Müsste man Oculus nach seiner ersten Hälfte beurteilen, so wäre der Film wahrscheinlich ziemlich abgestraft worden, denn hier bekommt der geneigte Zuschauer viel zu viel Altbekanntes und müde Präsentiertes vorgesetzt. Die Vorgeschichte, die weitestgehend eine Zusammensetzung aus Ideen anderer Filme (Mirros, Shining, Insidious) ist, langweilt nicht zuletzt wegen billiger Jumpscares der Marke "Ich lasse mal mit lautem Geräusch jemanden ins Bild laufen". An diesen Stellen merkt man deutlich die Herkunft des Regisseurs, welcher diese Momente nicht nur extrem vorhersehbar inszeniert, sondern auch eher mittelmäßig bis schlecht timed.

Der Film springt immer wieder zwischen zwei Zeitebenen hin und her und zeigt uns die beiden Geschwister in der Gegenwart, welche den Spuk ein für alle mal beenden wollen und die Familie kurz nach dem Einzug, als der Spiegel anfängt Einfluss auf den Vater zu nehmen, was letztendlich in der Tragödie mündet.
Anfangs sind diese Zeitsprünge noch sehr klar voneinander getrennt, doch gerade in der zeiten Hälfte des Filmes verschwimmen immer öfter die Ebenen miteinander, was den Film deutlich aufwertet und einige nette Spielereien ermöglicht.
Mike Flanagan nimmt sich hier viel Zeit um die Hintergründe zu erklären und Charaktere einzuführen, sowie die Konflikte untereinander deutlich zu machen. Gerade in diesen Phasen wirken die oben schon erwähnten Jumpscares sehr deplatziert; fast schon so, als wurden sie nachträglich noch in das Drehbuch eingefügt.

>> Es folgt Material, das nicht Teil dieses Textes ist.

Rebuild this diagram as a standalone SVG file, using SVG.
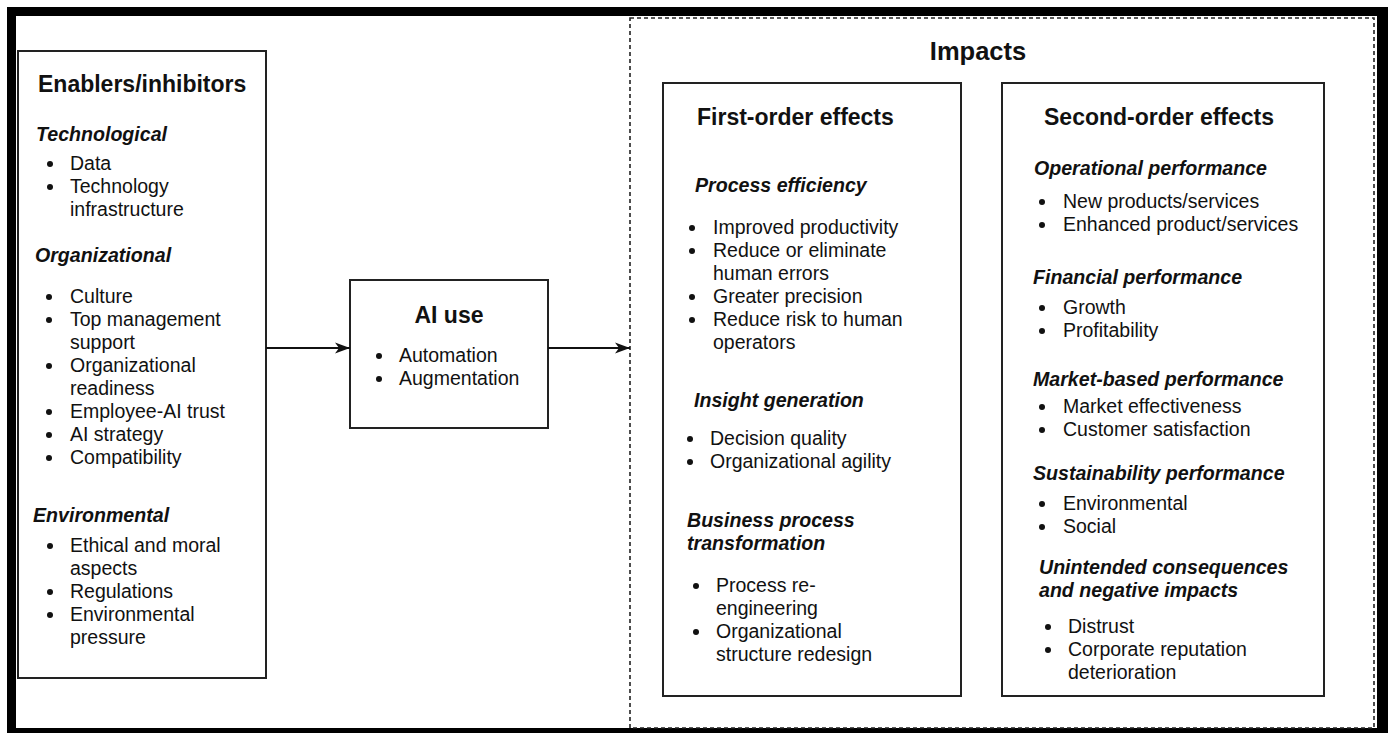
<svg xmlns="http://www.w3.org/2000/svg" width="1388" height="733" viewBox="0 0 1388 733">
<style>
text{font-family:"Liberation Sans",Arial,sans-serif;fill:#111}
.h{font-size:23px;font-weight:bold}
.t{font-size:25.5px;font-weight:bold}
.s{font-size:19.6px;font-weight:bold;font-style:italic}
.b{font-size:19.5px}
.box{fill:#fff;stroke:#222;stroke-width:2}
.dot{fill:#111}
.conn{stroke:#111;stroke-width:2;fill:none}
</style>
<defs>
<marker id="arr" markerUnits="userSpaceOnUse" markerWidth="16" markerHeight="12" refX="15" refY="6" orient="auto">
<path d="M0,0.5 L15,6 L0,11.5 L4,6 Z" fill="#111"/>
</marker>
</defs>
<rect x="0" y="0" width="1388" height="733" fill="#fff"/>
<rect x="7" y="7" width="1381" height="726" fill="#000"/>
<rect x="16" y="16" width="1361" height="712" fill="#fff"/>

<g id="impacts">
<rect x="630" y="18" width="744" height="710" fill="none" stroke="#222" stroke-width="1.6" stroke-dasharray="4 3"/>
<text class="t" x="978" y="60" text-anchor="middle">Impacts</text>
</g>

<g id="enablers">
<rect class="box" x="18" y="51" width="248" height="627"/>
<text class="h" x="38" y="92">Enablers/inhibitors</text>
<text class="s" x="36" y="141">Technological</text>
<circle class="dot" cx="50" cy="164" r="3"/><text class="b" x="70" y="170">Data</text>
<circle class="dot" cx="50" cy="187" r="3"/><text class="b" x="70" y="193">Technology</text>
<text class="b" x="70" y="216">infrastructure</text>
<text class="s" x="35" y="262">Organizational</text>
<circle class="dot" cx="49" cy="297" r="3"/><text class="b" x="70" y="303">Culture</text>
<circle class="dot" cx="49" cy="320" r="3"/><text class="b" x="70" y="326">Top management</text>
<text class="b" x="70" y="349">support</text>
<circle class="dot" cx="49" cy="366" r="3"/><text class="b" x="70" y="372">Organizational</text>
<text class="b" x="70" y="395">readiness</text>
<circle class="dot" cx="49" cy="412" r="3"/><text class="b" x="70" y="418">Employee-AI trust</text>
<circle class="dot" cx="49" cy="435" r="3"/><text class="b" x="70" y="441">AI strategy</text>
<circle class="dot" cx="49" cy="458" r="3"/><text class="b" x="70" y="464">Compatibility</text>
<text class="s" x="33" y="522">Environmental</text>
<circle class="dot" cx="50" cy="546" r="3"/><text class="b" x="70" y="552">Ethical and moral</text>
<text class="b" x="70" y="575">aspects</text>
<circle class="dot" cx="50" cy="592" r="3"/><text class="b" x="70" y="598">Regulations</text>
<circle class="dot" cx="50" cy="615" r="3"/><text class="b" x="70" y="621">Environmental</text>
<text class="b" x="70" y="644">pressure</text>
</g>

<g id="ai-use">
<rect class="box" x="350" y="280" width="198" height="148"/>
<text class="h" x="449" y="323" text-anchor="middle">AI use</text>
<circle class="dot" cx="379" cy="356" r="3"/><text class="b" x="399" y="362">Automation</text>
<circle class="dot" cx="379" cy="379" r="3"/><text class="b" x="399" y="385">Augmentation</text>
</g>

<g id="first-order">
<rect class="box" x="663" y="83" width="298" height="613"/>
<text class="h" x="697" y="125">First-order effects</text>
<text class="s" x="695" y="192">Process efficiency</text>
<circle class="dot" cx="692" cy="228" r="3"/><text class="b" x="713" y="234">Improved productivity</text>
<circle class="dot" cx="692" cy="251" r="3"/><text class="b" x="713" y="257">Reduce or eliminate</text>
<text class="b" x="713" y="280">human errors</text>
<circle class="dot" cx="692" cy="297" r="3"/><text class="b" x="713" y="303">Greater precision</text>
<circle class="dot" cx="692" cy="320" r="3"/><text class="b" x="713" y="326">Reduce risk to human</text>
<text class="b" x="713" y="349">operators</text>
<text class="s" x="694" y="407">Insight generation</text>
<circle class="dot" cx="690" cy="439" r="3"/><text class="b" x="710" y="445">Decision quality</text>
<circle class="dot" cx="690" cy="462" r="3"/><text class="b" x="710" y="468">Organizational agility</text>
<text class="s" x="687" y="527">Business process</text>
<text class="s" x="687" y="550">transformation</text>
<circle class="dot" cx="696" cy="586" r="3"/><text class="b" x="716" y="592">Process re-</text>
<text class="b" x="716" y="615">engineering</text>
<circle class="dot" cx="696" cy="632" r="3"/><text class="b" x="716" y="638">Organizational</text>
<text class="b" x="716" y="661">structure redesign</text>
</g>

<g id="second-order">
<rect class="box" x="1002" y="83" width="322" height="613"/>
<text class="h" x="1044" y="125">Second-order effects</text>
<text class="s" x="1034" y="175">Operational performance</text>
<circle class="dot" cx="1042" cy="202" r="3"/><text class="b" x="1063" y="208">New products/services</text>
<circle class="dot" cx="1042" cy="225" r="3"/><text class="b" x="1063" y="231">Enhanced product/services</text>
<text class="s" x="1033" y="284">Financial performance</text>
<circle class="dot" cx="1042" cy="308" r="3"/><text class="b" x="1063" y="314">Growth</text>
<circle class="dot" cx="1042" cy="331" r="3"/><text class="b" x="1063" y="337">Profitability</text>
<text class="s" x="1033" y="386">Market-based performance</text>
<circle class="dot" cx="1042" cy="407" r="3"/><text class="b" x="1063" y="413">Market effectiveness</text>
<circle class="dot" cx="1042" cy="430" r="3"/><text class="b" x="1063" y="436">Customer satisfaction</text>
<text class="s" x="1033" y="480">Sustainability performance</text>
<circle class="dot" cx="1042" cy="504" r="3"/><text class="b" x="1063" y="510">Environmental</text>
<circle class="dot" cx="1042" cy="527" r="3"/><text class="b" x="1063" y="533">Social</text>
<text class="s" x="1039" y="574">Unintended consequences</text>
<text class="s" x="1039" y="597">and negative impacts</text>
<circle class="dot" cx="1048" cy="627" r="3"/><text class="b" x="1068" y="633">Distrust</text>
<circle class="dot" cx="1048" cy="650" r="3"/><text class="b" x="1068" y="656">Corporate reputation</text>
<text class="b" x="1068" y="679">deterioration</text>
</g>

<g id="connectors">
<line class="conn" x1="266" y1="348" x2="350" y2="348" marker-end="url(#arr)"/>
<line class="conn" x1="548" y1="348" x2="630" y2="348" marker-end="url(#arr)"/>
</g>
</svg>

Doch das hatte der Film gar nicht nötig, denn gerade dieser ruhige Aufbau hätte der zweiten Hälfte, in der es dann darum geht sich dem Spiegel zu entledigen, während der sich mit aller Kraft wehrt gut getan.

So kämpft Oculus bis zur Filmmitte mit dem Abschalten, nur um dann plötzlich eine Kehrtwende zu machen und mit einigen tollen Szenen und Verwirrspielen zu glänzen und die Story passend zu inszenierten und mit einem Knall abzuschließen. Die Halluzinationen, mit denen das Möbelstück sich wehrt bringen die Teenager an den Rand der Verzweiflung und sind definitiv das grausige Highlight des Filmes (richtig fies, Stichwort: Glühbirne), welcher mit Blut sehr sparsam umgeht, dafür aber mit deformierten Fratzen nicht geizt, welche hin und wieder zwar leicht billig animiert aussehen, ihre Wirkung aber nicht verfehlen.


So rettet Hälfte Nummer zwei den Film aus der Mittelmäßigkeit und kann mit Tempo und Twists einige anerkennbare Akzente setzen. Die Schauspieler Thwaites und Gillan, welche den Film zu großen Teilen alleine tragen müssen, liefern einen guten Job ab. Gerade Gillan ist in ihren obsessiven Momenten wirklich großartig.
Was man dem Film noch ankreiden könnte ist, dass er gut 10 Minuten zu lang ist. Hin und wieder bemerkt man Längen in der Inszenierung und die ein oder andere Szene wirkt deplaziert, was dann doch zu kleinen aber bemerkbaren Abzügen in der Spannungskurve führt.

Oculus ist mal wieder kein ganz großer Wurf im Gruselkino und gerade die erste Hälfte wird viele Genre-Fans enttäuschen und langweilen. Doch am Ball bleiben lohnt sich, denn letztendlich wird man mit einigen tollen Einfällen und Szenen belohnt. Der Film ist weder kreativ, noch wirklich gruselig (zumindest wenn man mit dem Genre vertraut ist), schafft es aber durch interessante Momente und die ein oder andere fiese Stelle die Aufmerksamkeit des Betrachters bis zum Schluss für sich zu gewinnen. DEN einen großen Horrorfilm wird es 2014 wohl nicht mehr geben, und wer Hunger hat sollte es ruhig mal mit Oculus versuchen.